Reverse Engineering of Bioadhesion in Marine Mussels

Abstract

Marine mussels (Mytilus) are experts at bonding to a variety of solid surfaces in a wet, saline and turbulent environment. Bonding is rapid, permanent, versatile and protein-based. In mussels, adhesive bonding takes the form of a byssus--a bundle of extracorporeal threads--each connected to living tissues of the animal at one end and secured by an adhesive plaque at the other. We have investigated the composition and formation of byssal plaques and threads with the hope of discovering technologically relevant innovations in chemistry and materials science. All proteins isolated from the byssus to date share the quality of containing the unusual amino acid, 3,4-dihydroxyphenylalanine.
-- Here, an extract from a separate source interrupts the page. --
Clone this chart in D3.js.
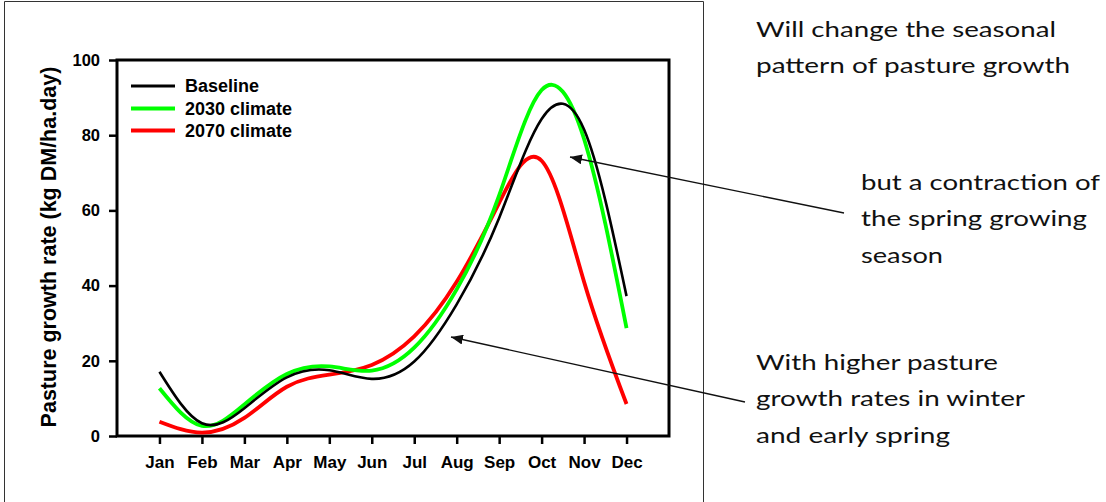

This residue appears to have a dual functionality with significant consequences for adsorption and cohesion. On the one hand, it forms a diverse array of weaker molecular interactions such as metal chelates, H-bonds, and pi-cations: these appear to dominate in surface behavior (adsorption). On the other hand, 3,4-dihydroxyphenylalanine and its redox couple, dopaquinone, can mediate formation of covalent cross-links among byssal proteins (cohesion). One of the challenges in making functional biomimetic versions of byssal adhesion is to understand how these two reactivities are balanced.